## BEGIN

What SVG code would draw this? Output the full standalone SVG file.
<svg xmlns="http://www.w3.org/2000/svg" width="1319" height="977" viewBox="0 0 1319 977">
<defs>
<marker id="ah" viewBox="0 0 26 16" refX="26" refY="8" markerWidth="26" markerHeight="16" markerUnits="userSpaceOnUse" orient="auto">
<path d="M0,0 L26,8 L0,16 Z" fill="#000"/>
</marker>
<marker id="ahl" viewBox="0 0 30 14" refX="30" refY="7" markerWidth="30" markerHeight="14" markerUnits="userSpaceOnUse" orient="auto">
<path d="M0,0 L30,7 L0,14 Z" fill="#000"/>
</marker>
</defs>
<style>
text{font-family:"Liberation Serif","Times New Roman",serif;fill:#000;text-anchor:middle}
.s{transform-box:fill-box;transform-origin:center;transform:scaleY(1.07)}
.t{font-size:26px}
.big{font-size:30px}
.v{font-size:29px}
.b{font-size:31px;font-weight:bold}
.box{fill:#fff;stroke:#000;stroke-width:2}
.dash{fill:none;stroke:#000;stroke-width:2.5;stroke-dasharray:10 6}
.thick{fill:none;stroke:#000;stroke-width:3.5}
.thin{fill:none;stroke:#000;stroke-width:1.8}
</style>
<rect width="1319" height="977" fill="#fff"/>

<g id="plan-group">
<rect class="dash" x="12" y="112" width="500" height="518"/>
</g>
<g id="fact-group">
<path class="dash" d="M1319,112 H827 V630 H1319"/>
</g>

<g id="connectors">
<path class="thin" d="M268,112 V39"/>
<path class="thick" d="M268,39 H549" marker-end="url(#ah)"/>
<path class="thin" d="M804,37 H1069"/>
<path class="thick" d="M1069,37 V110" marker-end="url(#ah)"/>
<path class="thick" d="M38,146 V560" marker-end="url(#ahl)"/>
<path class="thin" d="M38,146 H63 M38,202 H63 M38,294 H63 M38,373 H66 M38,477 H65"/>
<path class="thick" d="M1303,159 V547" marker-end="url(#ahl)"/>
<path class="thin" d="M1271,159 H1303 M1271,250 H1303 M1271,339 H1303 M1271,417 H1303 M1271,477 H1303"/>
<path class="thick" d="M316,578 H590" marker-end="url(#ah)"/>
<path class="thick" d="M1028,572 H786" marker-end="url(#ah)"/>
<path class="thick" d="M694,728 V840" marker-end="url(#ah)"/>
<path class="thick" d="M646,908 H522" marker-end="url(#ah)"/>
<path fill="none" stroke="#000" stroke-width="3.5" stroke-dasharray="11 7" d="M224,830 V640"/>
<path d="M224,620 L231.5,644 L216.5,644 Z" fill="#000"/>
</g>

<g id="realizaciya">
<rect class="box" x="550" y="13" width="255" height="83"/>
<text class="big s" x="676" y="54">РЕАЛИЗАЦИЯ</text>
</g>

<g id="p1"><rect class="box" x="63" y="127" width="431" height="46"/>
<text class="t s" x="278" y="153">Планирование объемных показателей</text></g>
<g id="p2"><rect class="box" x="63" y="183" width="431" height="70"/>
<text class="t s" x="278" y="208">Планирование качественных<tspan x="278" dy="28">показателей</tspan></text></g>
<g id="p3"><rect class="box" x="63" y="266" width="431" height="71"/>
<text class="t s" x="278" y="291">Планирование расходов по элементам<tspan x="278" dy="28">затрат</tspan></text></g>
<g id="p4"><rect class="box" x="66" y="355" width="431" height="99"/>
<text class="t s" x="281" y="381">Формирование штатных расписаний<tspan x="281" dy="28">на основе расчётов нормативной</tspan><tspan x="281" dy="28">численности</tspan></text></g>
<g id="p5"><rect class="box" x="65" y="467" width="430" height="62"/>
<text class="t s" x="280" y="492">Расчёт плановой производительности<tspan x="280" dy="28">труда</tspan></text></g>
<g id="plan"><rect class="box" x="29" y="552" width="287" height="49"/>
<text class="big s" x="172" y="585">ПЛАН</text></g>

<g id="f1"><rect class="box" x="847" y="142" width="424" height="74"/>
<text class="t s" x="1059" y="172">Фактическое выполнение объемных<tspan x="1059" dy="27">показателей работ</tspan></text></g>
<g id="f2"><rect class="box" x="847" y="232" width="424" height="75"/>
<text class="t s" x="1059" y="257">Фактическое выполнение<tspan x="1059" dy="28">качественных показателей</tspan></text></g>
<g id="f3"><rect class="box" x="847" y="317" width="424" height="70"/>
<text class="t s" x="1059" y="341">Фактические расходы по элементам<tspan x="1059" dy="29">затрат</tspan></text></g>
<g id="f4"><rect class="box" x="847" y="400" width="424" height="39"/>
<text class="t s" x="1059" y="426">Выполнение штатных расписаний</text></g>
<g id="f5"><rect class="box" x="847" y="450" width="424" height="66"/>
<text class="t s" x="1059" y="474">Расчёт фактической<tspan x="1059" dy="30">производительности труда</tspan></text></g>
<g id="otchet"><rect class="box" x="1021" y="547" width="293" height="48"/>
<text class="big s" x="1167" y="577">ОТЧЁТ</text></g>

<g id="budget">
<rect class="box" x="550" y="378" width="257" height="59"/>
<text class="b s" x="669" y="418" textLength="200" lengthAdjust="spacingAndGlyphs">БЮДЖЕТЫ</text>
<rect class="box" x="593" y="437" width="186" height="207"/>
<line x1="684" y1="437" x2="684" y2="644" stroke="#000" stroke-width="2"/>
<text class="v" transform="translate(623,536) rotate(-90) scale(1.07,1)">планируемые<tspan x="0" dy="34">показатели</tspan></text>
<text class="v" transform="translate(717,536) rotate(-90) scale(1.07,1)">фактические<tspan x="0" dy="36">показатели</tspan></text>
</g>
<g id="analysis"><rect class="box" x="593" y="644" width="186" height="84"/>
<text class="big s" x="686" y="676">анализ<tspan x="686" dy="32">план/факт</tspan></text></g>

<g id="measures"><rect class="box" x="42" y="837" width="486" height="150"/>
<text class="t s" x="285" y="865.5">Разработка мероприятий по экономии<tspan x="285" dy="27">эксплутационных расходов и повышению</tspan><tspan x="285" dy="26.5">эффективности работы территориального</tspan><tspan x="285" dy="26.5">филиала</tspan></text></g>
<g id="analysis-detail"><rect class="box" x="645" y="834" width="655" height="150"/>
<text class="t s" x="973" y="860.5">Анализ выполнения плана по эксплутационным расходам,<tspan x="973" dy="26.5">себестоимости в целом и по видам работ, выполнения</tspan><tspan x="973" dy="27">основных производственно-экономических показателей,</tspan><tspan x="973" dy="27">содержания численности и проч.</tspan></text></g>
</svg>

## END
## BEGIN

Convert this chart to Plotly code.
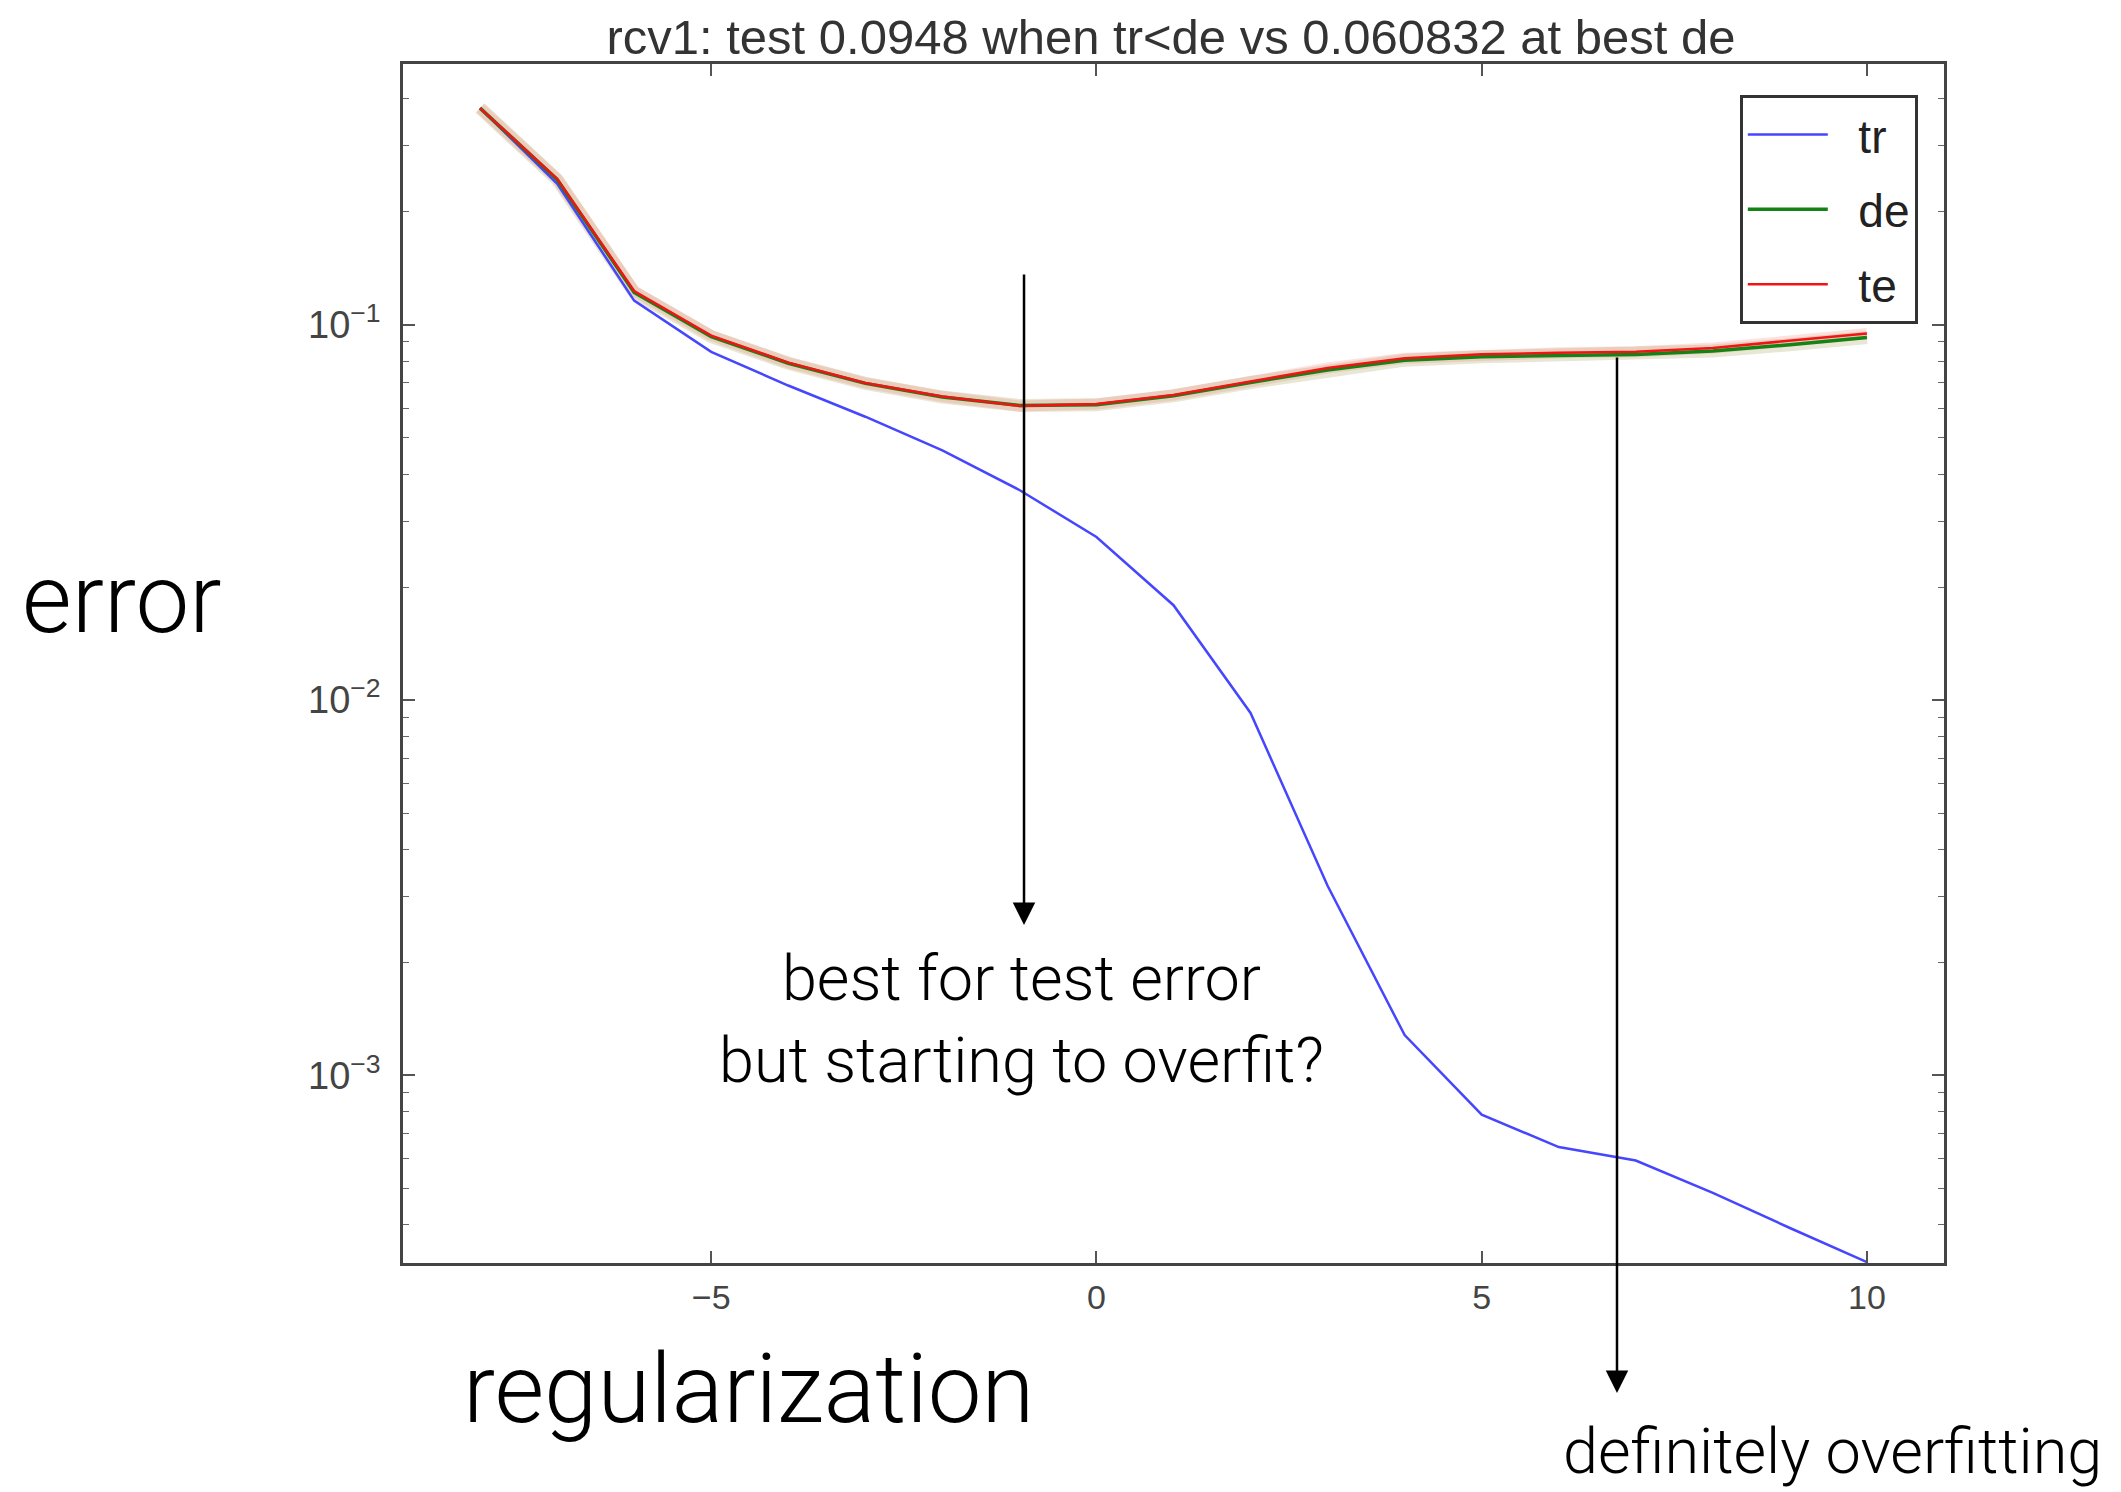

## END
## BEGIN

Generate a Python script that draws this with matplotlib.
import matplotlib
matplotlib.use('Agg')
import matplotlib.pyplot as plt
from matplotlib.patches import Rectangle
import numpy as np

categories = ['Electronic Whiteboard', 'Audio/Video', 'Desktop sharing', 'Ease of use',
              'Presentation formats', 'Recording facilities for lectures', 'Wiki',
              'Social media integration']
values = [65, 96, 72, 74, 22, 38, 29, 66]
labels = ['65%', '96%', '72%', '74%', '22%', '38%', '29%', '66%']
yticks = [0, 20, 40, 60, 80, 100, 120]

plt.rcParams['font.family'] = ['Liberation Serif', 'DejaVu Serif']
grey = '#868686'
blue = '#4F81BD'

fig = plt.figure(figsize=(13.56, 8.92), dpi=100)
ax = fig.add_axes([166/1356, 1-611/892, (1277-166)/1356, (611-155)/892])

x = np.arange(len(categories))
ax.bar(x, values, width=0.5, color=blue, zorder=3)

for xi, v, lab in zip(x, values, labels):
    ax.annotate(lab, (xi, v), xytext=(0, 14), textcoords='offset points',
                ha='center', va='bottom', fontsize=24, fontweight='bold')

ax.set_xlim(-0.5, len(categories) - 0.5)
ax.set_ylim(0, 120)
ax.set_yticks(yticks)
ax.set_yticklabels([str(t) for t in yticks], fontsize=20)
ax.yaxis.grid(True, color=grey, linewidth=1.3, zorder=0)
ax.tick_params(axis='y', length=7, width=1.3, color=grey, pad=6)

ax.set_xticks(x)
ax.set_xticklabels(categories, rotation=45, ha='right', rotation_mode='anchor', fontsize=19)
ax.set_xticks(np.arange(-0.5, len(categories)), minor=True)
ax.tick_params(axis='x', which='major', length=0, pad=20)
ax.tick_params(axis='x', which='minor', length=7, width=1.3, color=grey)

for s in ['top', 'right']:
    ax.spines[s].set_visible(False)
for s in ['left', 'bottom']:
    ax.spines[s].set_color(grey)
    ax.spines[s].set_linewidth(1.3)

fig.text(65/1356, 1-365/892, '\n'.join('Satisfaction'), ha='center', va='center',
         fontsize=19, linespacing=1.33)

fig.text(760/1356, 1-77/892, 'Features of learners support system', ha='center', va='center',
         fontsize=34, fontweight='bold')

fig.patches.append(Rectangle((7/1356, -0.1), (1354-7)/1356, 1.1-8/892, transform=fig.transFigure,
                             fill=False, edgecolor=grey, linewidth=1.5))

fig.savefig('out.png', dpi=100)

## END

■ **Your task**:
Count the lines of the data that contain the string "matplotlib", and reply with that number alone.

■ **Answer**:
5